Supply Chain and Procurement Resilience in Light of the Suez Canal Crisis

One Canal Closed, The World Stopped

2/3/20222 min read

The temporary closure of the Suez Canal may have seemed like an unexpected disruption to global trade, but in reality, it was a stress test that clearly exposed how delicate modern supply chains are. The event demonstrated that procurement and supply chain management are far more than operational functions, they are critical components that directly influence a company’s continuity, competitiveness, and strategic resilience.

Relying on a single chokepoint for roughly twelve percent of global trade highlighted the fragility of supply chains designed primarily around cost optimization. When the Suez Canal closed, the impact extended far beyond delayed shipments. Production schedules, inventory policies, customer commitments, and financial projections were all simultaneously put at risk. The episode underscored how procurement decisions ripple across the entire organization.

From a strategic perspective, the crisis made it clear that the true value of procurement contracts only becomes apparent in times of uncertainty. Force majeure clauses, delivery terms, and risk-sharing mechanisms were not just theoretical provisions, they were put to the test. The experience demonstrated that procurement contracts must be more than commercial agreements; they are strategic tools for managing crises.

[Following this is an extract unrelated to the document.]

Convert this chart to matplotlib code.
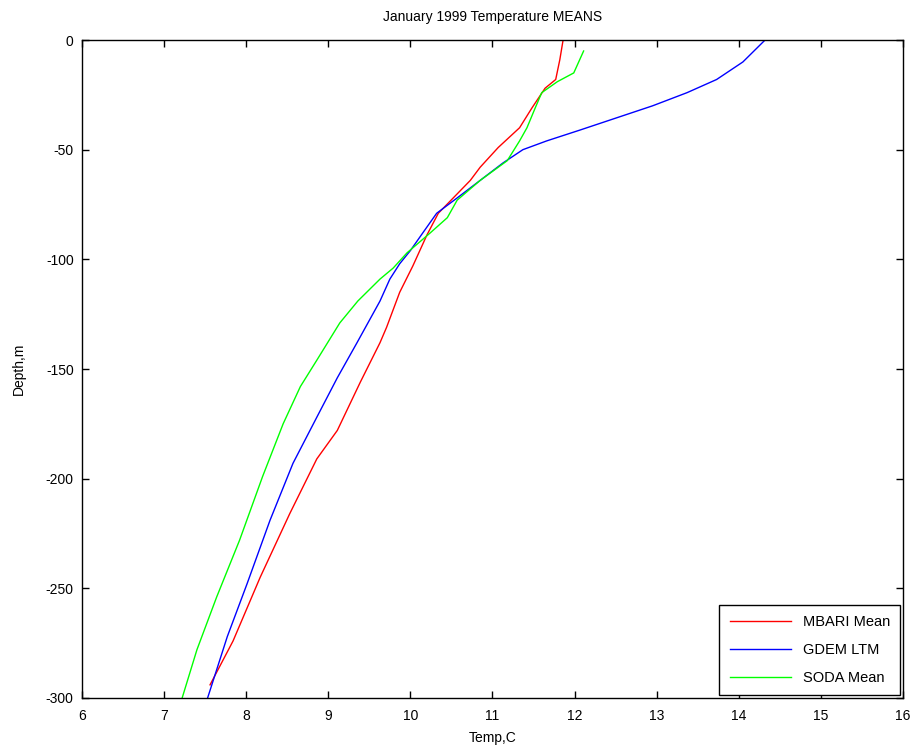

One of the key lessons of the Suez crisis is that the “lowest-cost supply” approach alone is not a sustainable strategy. Structures dependent on a single source, country, or logistics route faced serious operational disruptions despite their cost advantages. In contrast, organizations with diversified supplier networks, geographic flexibility, and adaptable logistics models were able to navigate the crisis with manageable cost impacts. This confirmed at a strategic level that procurement’s primary goal is not just reducing costs, but ensuring business continuity.

The event also highlighted the critical importance of supply chain visibility. Many organizations realized they could not adequately identify risks beyond their tier-one suppliers. In reality, the greatest vulnerabilities often exist deeper in the supply chain, and a disruption at any point, from raw materials to logistics, can affect the entire system. Procurement’s role must therefore extend beyond supplier management to include end-to-end risk mapping.

Strategically, the Suez Canal crisis transformed the role of the procurement manager. Procurement is no longer merely a function focused on price negotiation; it has become a structure that generates scenarios, performs risk analyses, designs alternative flows, and provides strategic insight to senior management. Geographic dependencies, political risks, climate-related disruptions, and logistics bottlenecks must all be considered integral to procurement strategy.

In the end, reopening the Suez Canal restored commercial flow, but the structural lessons it revealed remain valid. Resilient supply chains are not built by chance, they are constructed through conscious procurement strategies, multi-sourced structures, and risk-based decision-making. Procurement, in this context, is a strategic hub that shapes not only a company’s cost structure but also its ability to withstand crises.

The fact that the closure of a single canal brought global trade to a standstill underscores procurement’s position within the organization. It is no longer merely a support function; it is an integral part of corporate strategy.